Gee-Gees prepare for first tournament of the year
The Gee-Gees cross-country team is gearing up for their first meet of the year, the McGill Invitational, set to take place on Saturday, Sept. 16.
The 2016-17 season proved strong for the Gees, and there will be multiple student-athletes looking to build on last year’s strong finishes. Now in her fourth year with the Gee-Gees, Katie Phillips will be looking to make it to the national tournament for the fourth consecutive year. Phillips had the best finish for the Gees last year, placing 25th at the national meet.
The top male finisher last year was Alex Berhe, coming in 61st at the national meet. Berhe is currently entering his final year of eligibility with the Gees.
Training for a cross-country meet can be a challenge, since every course is different. According to Ph. D candidate and second-year Gee-Gee Jennifer Dumoulin, “You never really know what you’re getting and there’s so many things you can’t control. So you can’t control the terrain. We often don’t know before we hit a course how hilly it’s going to be. We do get to see the course usually the day before our meet or before we race it, in the morning.”

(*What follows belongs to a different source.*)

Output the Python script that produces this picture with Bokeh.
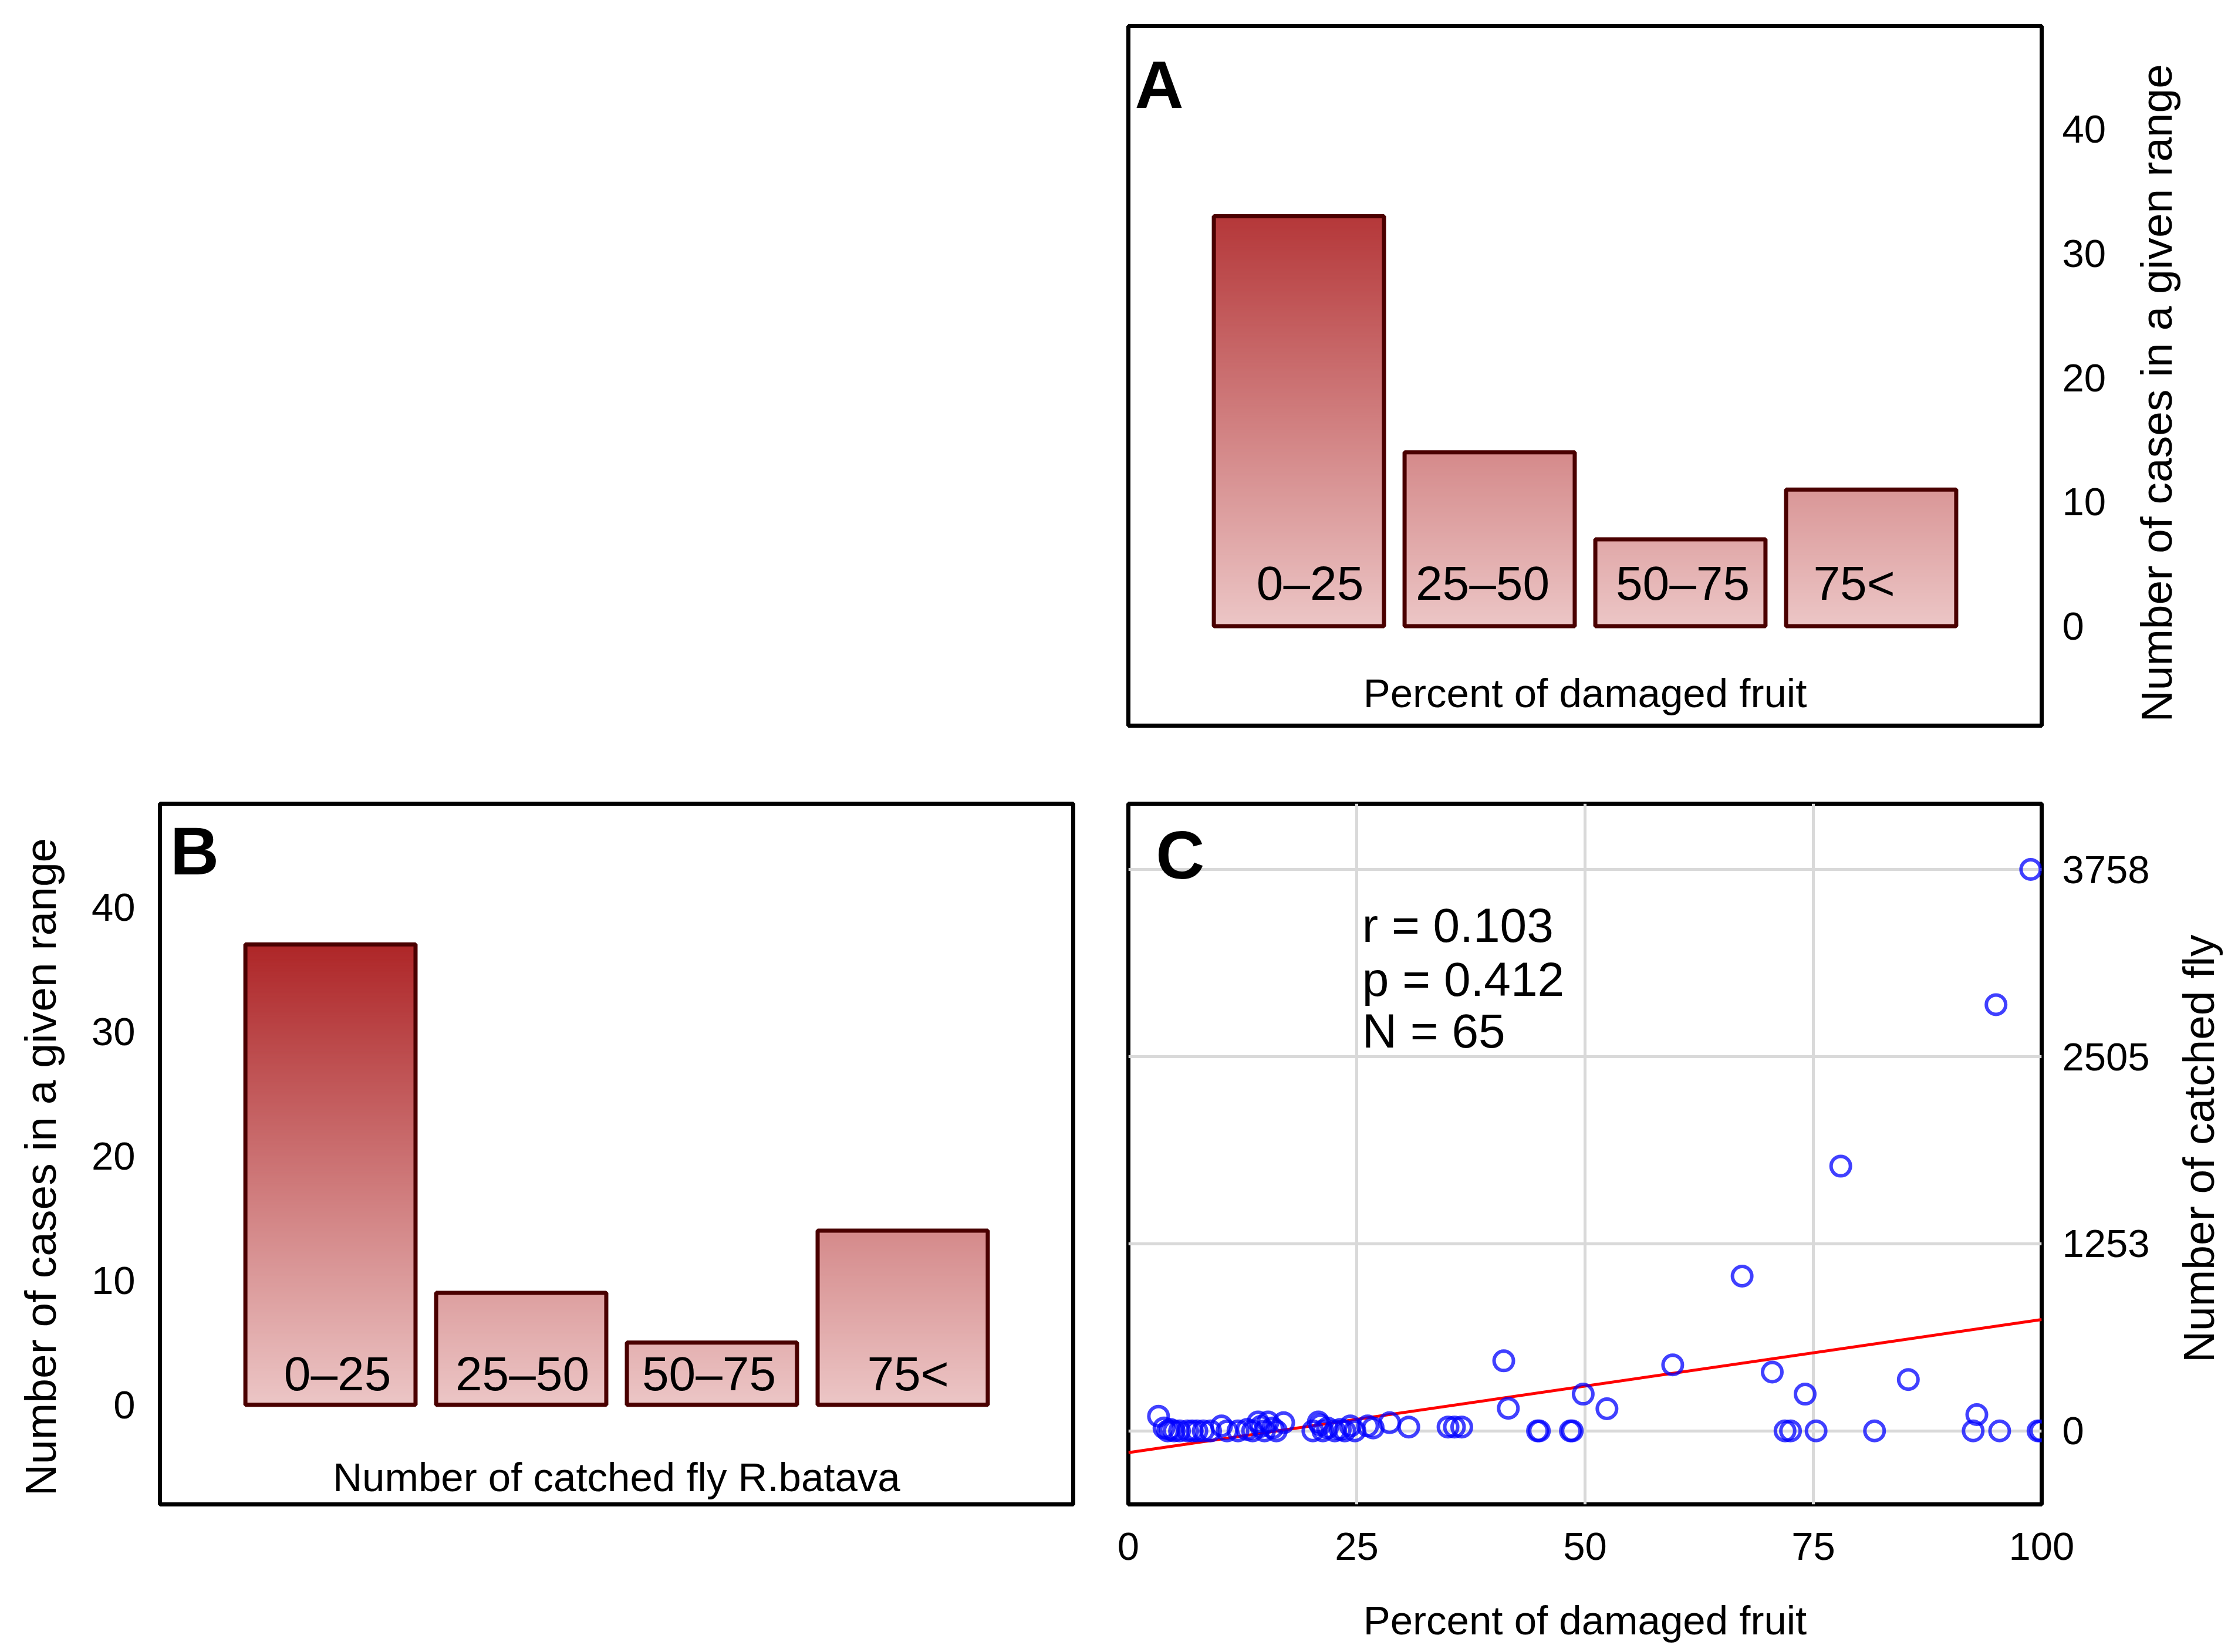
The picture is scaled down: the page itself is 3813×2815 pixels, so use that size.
import math
import numpy as np

from bokeh.plotting import figure
from bokeh.models import Range1d, FixedTicker, Label, Spacer
from bokeh.layouts import row, column
from bokeh.core.properties import value
from bokeh.embed import file_html
from bokeh.resources import INLINE

# ---- data ----
ranges = ['0–25', '25–50', '50–75', '75<']
damaged_cases = [33, 14, 7, 11]      # panel A
fly_cases = [37, 9, 5, 14]           # panel B

fruit_pct = [3.3, 3.9, 4.3, 4.6, 5.0, 5.6, 6.5, 7.0, 7.5, 8.2, 9.0, 10.2, 10.8, 12.0,
             13.0, 13.6, 14.2, 14.5, 14.9, 15.3, 15.8, 16.2, 17.0, 20.2, 20.8, 21.0,
             21.3, 21.8, 22.6, 23.2, 23.7, 24.3, 24.8,
             26.2, 26.8, 28.6, 30.7, 35.0, 35.7, 36.5, 41.1, 41.6, 44.8, 45.0, 48.4,
             48.6, 49.8,
             52.4, 59.6, 67.2, 70.5, 71.9, 72.5, 74.1,
             75.3, 78.0, 81.7, 85.4, 92.5, 92.9, 95.0, 95.4, 98.8, 99.6, 99.9]
fly_count = [98, 20, 0, 10, 0, 0, 0, 0, 0, 0, 0, 33, 0, 0,
             10, 0, 60, 30, 0, 60, 20, 0, 55, 0, 60, 40,
             0, 20, 0, 10, 0, 33, 0,
             33, 20, 55, 26, 26, 26, 26, 469, 151, 0, 0, 0,
             0, 246,
             148, 442, 1036, 394, 0, 0, 246,
             0, 1772, 0, 344, 0, 109, 2853, 0, 3758, 0, 0]

fit_x = [0, 100]
fit_y = [-145, 745]

cases_ticks = [0, 10, 20, 30, 40]
pct_ticks = [0, 25, 50, 75, 100]
fly_ticks = [0, 1253, 2505, 3758]
stats_lines = ['r = 0.103', 'p = 0.412', 'N = 65']
stats_y = [3385, 3024, 2678]

FONT = 'Liberation Sans'
LIGHT = np.array([236, 198, 198])
DARK = np.array([174, 38, 40])
GRAD_TOP = 37.0


def shade(y):
    t = min(max(y / GRAD_TOP, 0.0), 1.0)
    r, g, b = np.round(LIGHT + (DARK - LIGHT) * t).astype(int)
    return '#%02x%02x%02x' % (r, g, b)


def style_axis(ax, standoff):
    ax.axis_line_color = None
    ax.major_tick_line_color = None
    ax.minor_tick_line_color = None
    ax.major_tick_out = 0
    ax.major_tick_in = 0
    ax.major_label_standoff = standoff
    ax.major_label_text_font = FONT
    ax.major_label_text_font_size = '67px'
    ax.major_label_text_color = 'black'


def title_strip(width, height, center_from_top, text):
    # a bare figure that only carries a rotated axis title (reads bottom to top)
    s = figure(width=width, height=height, x_range=Range1d(0, width),
               y_range=Range1d(0, height), x_axis_location=None, y_axis_location=None,
               toolbar_location=None, output_backend='svg', min_border=0)
    s.outline_line_color = None
    s.grid.visible = False
    s.background_fill_color = 'white'
    s.border_fill_color = 'white'
    s.text(x=[width / 2], y=[height - center_from_top], text=[text], angle=math.pi / 2,
           text_font=value(FONT), text_font_size='75px', text_align='center',
           text_baseline='middle', text_color='black')
    return s


def base_figure(width, height, borders, x_range, y_range, x_loc, y_loc):
    p = figure(width=width, height=height, x_range=x_range, y_range=y_range,
               x_axis_location=x_loc, y_axis_location=y_loc,
               toolbar_location=None, output_backend='svg',
               min_border_left=borders[0], min_border_right=borders[1],
               min_border_top=borders[2], min_border_bottom=borders[3])
    p.background_fill_color = 'white'
    p.border_fill_color = 'white'
    p.outline_line_color = 'black'
    p.outline_line_width = 7
    return p


def bar_panel(counts, letter, inner_label, y_loc, width, height, borders,
              label_y, label_dx, letter_xy, inner_y, tick_standoff):
    x0, x1 = -0.394, 4.394
    p = base_figure(width, height, borders, Range1d(x0, x1), Range1d(-8.0, 48.3),
                    None, y_loc)
    p.grid.visible = False
    pos = list(np.arange(len(ranges)) + 0.5)

    # gradient fill: thin slices coloured by height
    step = 0.1
    xs, bots, tops, cols = [], [], [], []
    for x, c in zip(pos, counts):
        for b in np.arange(0, c, step):
            xs.append(x)
            bots.append(b)
            tops.append(min(b + step * 1.6, c))
            cols.append(shade(b + step / 2))
    p.vbar(x=xs, bottom=bots, top=tops, width=0.892, fill_color=cols, line_color=None)
    p.vbar(x=pos, bottom=0, top=counts, width=0.892, fill_color=None,
           line_color='#4a0000', line_width=7)

    p.text(x=pos, y=[label_y] * len(pos), text=ranges, x_offset=label_dx,
           text_font=value(FONT), text_font_size='82px', text_align='center',
           text_baseline='middle', text_color='black')

    p.add_layout(Label(x=letter_xy[0], y=letter_xy[1], text=letter, text_font=FONT,
                       text_font_size='115px', text_font_style='bold',
                       text_baseline='middle', text_color='black'))
    p.add_layout(Label(x=(x0 + x1) / 2, y=inner_y, text=inner_label, text_font=FONT,
                       text_font_size='69px', text_align='center',
                       text_baseline='middle', text_color='black'))

    p.yaxis.ticker = FixedTicker(ticks=cases_ticks)
    style_axis(p.yaxis[0], tick_standoff)
    return p


# row 1: empty corner, panel A, its right-hand title
pA = bar_panel(damaged_cases, 'A', 'Percent of damaged fruit', 'right', 1720, 1304,
               (14, 150, 44, 68), 3.5, [19, -12, 4, -29], (-0.36, 43.6), -5.4, 35)
stripA = title_strip(90, 1304, 684, 'Number of cases in a given range')

# row 2: title of B, panel B, panel C, title of C
stripB = title_strip(136, 1499, 777, 'Number of cases in a given range')
pB = bar_panel(fly_cases, 'B', 'Number of catched fly R.batava', 'left', 1722, 1499,
               (136, 30, 65, 240), 2.5, [12, 2, -5, 9], (-0.34, 44.5), -5.85, 42)

pC = base_figure(1845, 1499, (64, 225, 65, 240), Range1d(0, 100), Range1d(-492, 4198),
                 'below', 'right')
pC.xaxis.ticker = FixedTicker(ticks=pct_ticks)
pC.yaxis.ticker = FixedTicker(ticks=fly_ticks)
pC.grid.grid_line_color = '#d9d9d9'
pC.grid.grid_line_width = 5
style_axis(pC.xaxis[0], 48)
style_axis(pC.yaxis[0], 35)
pC.xaxis.axis_label = 'Percent of damaged fruit'
pC.xaxis.axis_label_text_font = FONT
pC.xaxis.axis_label_text_font_size = '69px'
pC.xaxis.axis_label_text_font_style = 'normal'
pC.xaxis.axis_label_text_color = 'black'
pC.xaxis.axis_label_standoff = 62

pC.line(fit_x, fit_y, line_color='red', line_width=5)
pC.scatter(fruit_pct, fly_count, marker='circle', size=33, fill_color=None,
           line_color='blue', line_alpha=0.75, line_width=6)

for txt, yy in zip(stats_lines, stats_y):
    pC.add_layout(Label(x=25.6, y=yy, text=txt, text_font=FONT, text_font_size='82px',
                        text_baseline='middle', text_color='black'))
pC.add_layout(Label(x=3.0, y=3854, text='C', text_font=FONT, text_font_size='115px',
                    text_font_style='bold', text_baseline='middle', text_color='black'))
stripC = title_strip(84, 1499, 738, 'Number of catched fly')

layout = column(row(Spacer(width=1908, height=1304), pA, stripA),
                row(stripB, pB, pC, stripC))

with open('out.html', 'w') as f:
    f.write(file_html(layout, INLINE))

Dumoulin added that the weather poses further uncertainty to every meet.
“It could be super sunny in Ottawa and we’ve been training in warm weather, and then all of a sudden we hit Quebec City or Sherbrooke or something and it’s pouring rain, or really windy. And that changes not only the conditions that you’re running in—in terms of the temperature—but also the terrain itself.”
The cross-country season consists of a number of invitational tournaments in October, with the Réseau du sport étudiant du Québec championship coming on Oct. 29, and nationals, for those who qualify, on Nov. 11. Of note this year is that the women’s race has been extended from 6km to 8km.
However, if there’s one cross-country event to mark your calendar with, Dumoulin says it’s the Gee-Gees home meet on Oct. 14.
“We had our home meet in October of last year, and we spent part of a day organizing a event for local high schools, and they come out and they do their things in the morning, and then in the afternoon we run our event.”
“We started on a path around a playground and we ended up going uphill. We were on the track. For a little bit we were on the beach. We were on some flat grass. They set up obstacles like hay bales. So it was a race that was meant to be competitive, but it was also a lot of fun.”
While the rigours of training and the unknown environment may not make cross-country seem appealing to everyone, Dumoulin maintains that for her it’s the challenge that makes running enjoyable and worthwhile.
“It’s exciting to tackle something without really knowing what you’re getting into, and I think it allows you to grow as a person and as an athlete to take on those kinds of challenges.”